Whether policy ‘lives’ and fulfills the objectives set for it depends in part how easy it is to implement and operationalise, and whether a community of stakeholders who want it to succeed has been recruited to champion it. The best way for both of these to happen is to open-up policy research and development to a much broader range of participants.
On making policy easier to implement, the expertise and experience of those who work at the frontline in public and voluntary services – as well as those who use and rely on them – is largely neglected in current policy research and development. This expertise could help to design policy that stands a better chance of being implemented effectively.
This doesn’t just apply to those at the frontline of course, but to anyone at any level of ‘the system’ who is responsible for taking policy from pamphlet to pavement. Part of the reason for this neglect is that, for all the talk of performance improvement and ‘deliverology‘ over the past couple of decades (or ‘Mickey Mouse command and control’ if you’re John Seddon), there’s often still a gulf between those who develop policy and those who are responsible for making it real.
Few people in the policy world (by which I mean senior civil servants, special advisers, think tankers and the politicians drawn increasingly from this narrow ‘political class’) have much practical experience beyond ‘thinking’, and they especially tend to lack any ‘doing’ experience in the sense of managing the delivery of programmes and services at scale. The day-to-day demands of delivery might not be as glamorous as writing and publishing policy papers (on the policy wonk measure of desirability at least), but it’s equally if not more important to policy success.

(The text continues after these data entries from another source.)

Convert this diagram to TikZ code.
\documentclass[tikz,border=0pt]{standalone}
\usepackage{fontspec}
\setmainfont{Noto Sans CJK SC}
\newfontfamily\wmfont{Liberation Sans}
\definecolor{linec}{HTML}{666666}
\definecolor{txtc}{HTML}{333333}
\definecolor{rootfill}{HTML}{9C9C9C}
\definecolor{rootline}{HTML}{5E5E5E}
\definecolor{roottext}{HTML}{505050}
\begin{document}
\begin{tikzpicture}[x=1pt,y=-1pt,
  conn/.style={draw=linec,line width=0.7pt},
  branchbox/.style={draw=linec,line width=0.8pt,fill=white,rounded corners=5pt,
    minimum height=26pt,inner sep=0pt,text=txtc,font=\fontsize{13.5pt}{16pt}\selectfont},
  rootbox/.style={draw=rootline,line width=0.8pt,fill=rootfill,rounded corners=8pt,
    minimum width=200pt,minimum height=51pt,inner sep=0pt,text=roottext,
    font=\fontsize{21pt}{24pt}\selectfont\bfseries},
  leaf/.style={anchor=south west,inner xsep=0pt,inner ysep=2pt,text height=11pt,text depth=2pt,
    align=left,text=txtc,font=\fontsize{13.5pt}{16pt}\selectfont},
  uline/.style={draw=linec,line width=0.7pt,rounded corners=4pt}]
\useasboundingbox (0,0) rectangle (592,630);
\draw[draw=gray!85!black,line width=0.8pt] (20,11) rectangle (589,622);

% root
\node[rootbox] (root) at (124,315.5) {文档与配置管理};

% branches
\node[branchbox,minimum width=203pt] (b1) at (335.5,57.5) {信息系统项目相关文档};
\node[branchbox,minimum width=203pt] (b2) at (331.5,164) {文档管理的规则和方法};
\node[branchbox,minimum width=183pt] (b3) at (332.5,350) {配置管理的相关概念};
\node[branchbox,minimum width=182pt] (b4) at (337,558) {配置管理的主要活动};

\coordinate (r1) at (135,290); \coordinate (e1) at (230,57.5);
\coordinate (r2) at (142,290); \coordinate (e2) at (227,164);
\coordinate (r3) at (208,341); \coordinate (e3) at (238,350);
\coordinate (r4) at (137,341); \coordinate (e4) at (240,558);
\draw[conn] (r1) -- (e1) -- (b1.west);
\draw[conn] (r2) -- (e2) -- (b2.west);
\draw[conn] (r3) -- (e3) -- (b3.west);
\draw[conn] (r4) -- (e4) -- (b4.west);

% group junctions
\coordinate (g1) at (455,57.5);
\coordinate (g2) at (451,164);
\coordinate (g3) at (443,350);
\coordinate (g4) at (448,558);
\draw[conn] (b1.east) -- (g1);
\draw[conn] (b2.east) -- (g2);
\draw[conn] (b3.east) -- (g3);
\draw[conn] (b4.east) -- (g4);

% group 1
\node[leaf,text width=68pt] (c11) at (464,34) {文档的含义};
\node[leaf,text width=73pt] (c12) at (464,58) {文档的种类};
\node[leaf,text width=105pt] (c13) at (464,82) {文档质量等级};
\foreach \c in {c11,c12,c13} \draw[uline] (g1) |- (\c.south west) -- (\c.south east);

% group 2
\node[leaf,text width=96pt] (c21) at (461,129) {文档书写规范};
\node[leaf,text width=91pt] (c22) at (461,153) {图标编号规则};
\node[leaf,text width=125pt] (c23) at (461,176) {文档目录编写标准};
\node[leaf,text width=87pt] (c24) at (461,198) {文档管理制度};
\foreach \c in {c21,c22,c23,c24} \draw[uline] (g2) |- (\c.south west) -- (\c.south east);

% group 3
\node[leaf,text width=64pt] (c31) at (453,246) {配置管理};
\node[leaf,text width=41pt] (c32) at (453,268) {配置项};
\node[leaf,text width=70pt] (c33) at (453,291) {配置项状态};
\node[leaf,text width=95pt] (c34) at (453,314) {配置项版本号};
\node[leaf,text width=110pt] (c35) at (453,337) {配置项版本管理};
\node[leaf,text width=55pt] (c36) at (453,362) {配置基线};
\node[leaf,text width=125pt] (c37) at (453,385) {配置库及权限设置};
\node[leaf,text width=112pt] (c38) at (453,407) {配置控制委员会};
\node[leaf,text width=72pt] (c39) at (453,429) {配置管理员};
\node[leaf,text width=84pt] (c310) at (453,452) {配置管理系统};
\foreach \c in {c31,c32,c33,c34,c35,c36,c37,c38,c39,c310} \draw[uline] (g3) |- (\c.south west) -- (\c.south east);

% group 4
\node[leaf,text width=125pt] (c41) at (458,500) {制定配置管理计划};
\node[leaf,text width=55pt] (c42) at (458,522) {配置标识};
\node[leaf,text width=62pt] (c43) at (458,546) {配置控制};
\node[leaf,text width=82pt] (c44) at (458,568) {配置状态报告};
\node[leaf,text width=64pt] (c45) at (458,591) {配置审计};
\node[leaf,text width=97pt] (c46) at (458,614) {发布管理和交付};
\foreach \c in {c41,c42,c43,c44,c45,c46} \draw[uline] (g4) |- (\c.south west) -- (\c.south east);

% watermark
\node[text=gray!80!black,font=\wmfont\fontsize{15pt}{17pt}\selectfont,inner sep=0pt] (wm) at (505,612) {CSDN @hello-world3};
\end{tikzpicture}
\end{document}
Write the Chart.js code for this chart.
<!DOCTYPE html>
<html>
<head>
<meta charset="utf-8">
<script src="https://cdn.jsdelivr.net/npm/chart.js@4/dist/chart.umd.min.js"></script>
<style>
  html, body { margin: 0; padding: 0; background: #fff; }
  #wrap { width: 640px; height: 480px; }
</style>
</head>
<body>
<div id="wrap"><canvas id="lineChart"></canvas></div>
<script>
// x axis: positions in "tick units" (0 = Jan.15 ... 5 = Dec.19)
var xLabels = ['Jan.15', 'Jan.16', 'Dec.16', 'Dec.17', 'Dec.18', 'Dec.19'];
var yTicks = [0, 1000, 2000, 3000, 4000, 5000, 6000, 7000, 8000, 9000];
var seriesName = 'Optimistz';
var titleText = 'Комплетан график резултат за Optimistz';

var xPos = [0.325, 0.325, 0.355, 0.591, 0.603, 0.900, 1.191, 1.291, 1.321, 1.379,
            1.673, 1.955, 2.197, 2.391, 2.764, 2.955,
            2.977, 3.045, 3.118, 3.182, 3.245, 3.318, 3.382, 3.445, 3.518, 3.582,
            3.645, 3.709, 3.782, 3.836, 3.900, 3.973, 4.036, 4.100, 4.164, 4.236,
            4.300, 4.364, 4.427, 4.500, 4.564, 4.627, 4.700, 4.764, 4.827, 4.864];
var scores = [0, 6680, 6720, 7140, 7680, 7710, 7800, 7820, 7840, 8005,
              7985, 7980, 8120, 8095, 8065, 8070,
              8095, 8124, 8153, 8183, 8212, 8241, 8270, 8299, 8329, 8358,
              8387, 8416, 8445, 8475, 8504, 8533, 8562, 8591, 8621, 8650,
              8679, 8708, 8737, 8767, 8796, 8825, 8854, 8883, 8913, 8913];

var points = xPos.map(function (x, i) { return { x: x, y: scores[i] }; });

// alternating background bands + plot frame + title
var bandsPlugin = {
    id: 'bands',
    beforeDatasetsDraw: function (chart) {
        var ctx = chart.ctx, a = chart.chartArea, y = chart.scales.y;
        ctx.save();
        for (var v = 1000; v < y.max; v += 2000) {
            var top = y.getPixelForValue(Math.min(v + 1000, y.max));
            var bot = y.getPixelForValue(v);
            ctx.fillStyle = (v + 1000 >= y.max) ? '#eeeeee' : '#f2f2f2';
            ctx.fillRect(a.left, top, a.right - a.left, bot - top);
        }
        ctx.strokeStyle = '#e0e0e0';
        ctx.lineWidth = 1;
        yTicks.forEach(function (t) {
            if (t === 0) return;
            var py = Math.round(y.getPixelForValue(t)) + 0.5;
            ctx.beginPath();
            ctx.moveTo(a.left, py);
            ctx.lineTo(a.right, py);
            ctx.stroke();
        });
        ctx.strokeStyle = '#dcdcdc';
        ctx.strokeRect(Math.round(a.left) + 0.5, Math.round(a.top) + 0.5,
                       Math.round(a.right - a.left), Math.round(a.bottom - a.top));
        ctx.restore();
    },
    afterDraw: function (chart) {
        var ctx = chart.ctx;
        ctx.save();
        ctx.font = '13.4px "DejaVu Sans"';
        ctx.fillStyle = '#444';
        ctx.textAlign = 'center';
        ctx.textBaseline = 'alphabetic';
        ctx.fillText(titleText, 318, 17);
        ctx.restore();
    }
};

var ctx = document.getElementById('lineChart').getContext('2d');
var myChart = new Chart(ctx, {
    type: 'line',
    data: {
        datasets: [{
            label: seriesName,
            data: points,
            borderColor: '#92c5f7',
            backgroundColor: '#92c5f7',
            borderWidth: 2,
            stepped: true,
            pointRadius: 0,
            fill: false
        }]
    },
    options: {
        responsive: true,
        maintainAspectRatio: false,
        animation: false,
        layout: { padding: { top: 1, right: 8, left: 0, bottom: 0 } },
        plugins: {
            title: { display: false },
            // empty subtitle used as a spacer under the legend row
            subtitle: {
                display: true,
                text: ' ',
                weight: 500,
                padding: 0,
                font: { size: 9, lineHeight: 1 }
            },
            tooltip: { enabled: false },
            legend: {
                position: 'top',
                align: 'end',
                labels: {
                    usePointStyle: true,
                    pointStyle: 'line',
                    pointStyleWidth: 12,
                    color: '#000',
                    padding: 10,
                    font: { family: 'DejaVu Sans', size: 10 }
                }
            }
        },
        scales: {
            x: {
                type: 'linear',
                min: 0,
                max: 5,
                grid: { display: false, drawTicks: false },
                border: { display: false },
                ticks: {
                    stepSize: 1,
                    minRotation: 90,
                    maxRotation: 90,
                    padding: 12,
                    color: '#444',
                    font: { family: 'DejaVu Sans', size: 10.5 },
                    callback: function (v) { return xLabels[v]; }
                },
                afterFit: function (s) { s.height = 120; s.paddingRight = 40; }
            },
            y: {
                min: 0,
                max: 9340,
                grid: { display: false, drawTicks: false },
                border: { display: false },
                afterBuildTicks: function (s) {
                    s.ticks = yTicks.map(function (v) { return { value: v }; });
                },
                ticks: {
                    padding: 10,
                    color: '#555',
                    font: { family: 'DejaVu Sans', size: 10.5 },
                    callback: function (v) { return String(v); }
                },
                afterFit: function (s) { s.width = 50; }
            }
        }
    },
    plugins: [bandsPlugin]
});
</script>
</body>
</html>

Despite this, delivery remains largely a mystery to most people in policy – something that ‘someone else does’. A civil servant who contacted us described the problem in the following way: while there is at least some public visibility when it comes to policy development (with consultations and so on), there is little transparency and political ownership of the implementation phase. The result, they suggest, is that when promised outcomes or savings are not achieved, it is the policy rather than the implementation that gets the blame. This sets off another hunt for ‘new ideas’ – what David Walker calls a restless ‘neophilia‘ – rather than the collective learning which might focus on how implementation, delivery and administration could be improved.
The most obvious way to capture this kind of learning would be to open-up policy research and development to more ‘doers’ – those nearer to and at the frontline. After all, implementation is necessarily a shared endeavour; it’s not about a single organisation winning the contest of ideas (or ‘think tank of the year’). Collective development of policy could also help to reduce the amount of policy that currently gets ‘lost in translation’ between the centre and local implementation.
This is why the Government missed an opportunity by not releasing at a much earlier stage a version of its NHS risk register (I recognise that they don’t see it this way). It’s likely that the quality of the risk analysis would have been greatly improved if it was conducted publicly and openly, by inviting medical professionals, managers, patients and other interested parties to use their experience and expertise to identify potential implementation problems and propose solutions – and remember, this is to help implement a policy (GP-led commissioning) that most practitioners agree with.
This brings us, briefly, to the second reason to open-up policy research and development – building a community of stakeholders to support successful policy implementation. If policy was developed more collaboratively, it would in all likelihood have many more champions amongst the frontline practitioners and the public (including service users) that had played a role in shaping it.
This might be thought of as ‘naive’ by McKinseyites, but it’s been identified as one of the factors in policy success by an Institute for Government report published earlier this year, and illustrated by examples such as the ban on smoking in public places, the Climate Change Act, Scottish devolution and the introduction of the national minimum wage.
Ironically, open and collaborative development might even be a hidden success factor in policies that the ‘deliverologists’ point to as proof for their ‘blueprint’ approach – see for example this review of Michael Barber’s book on education reform.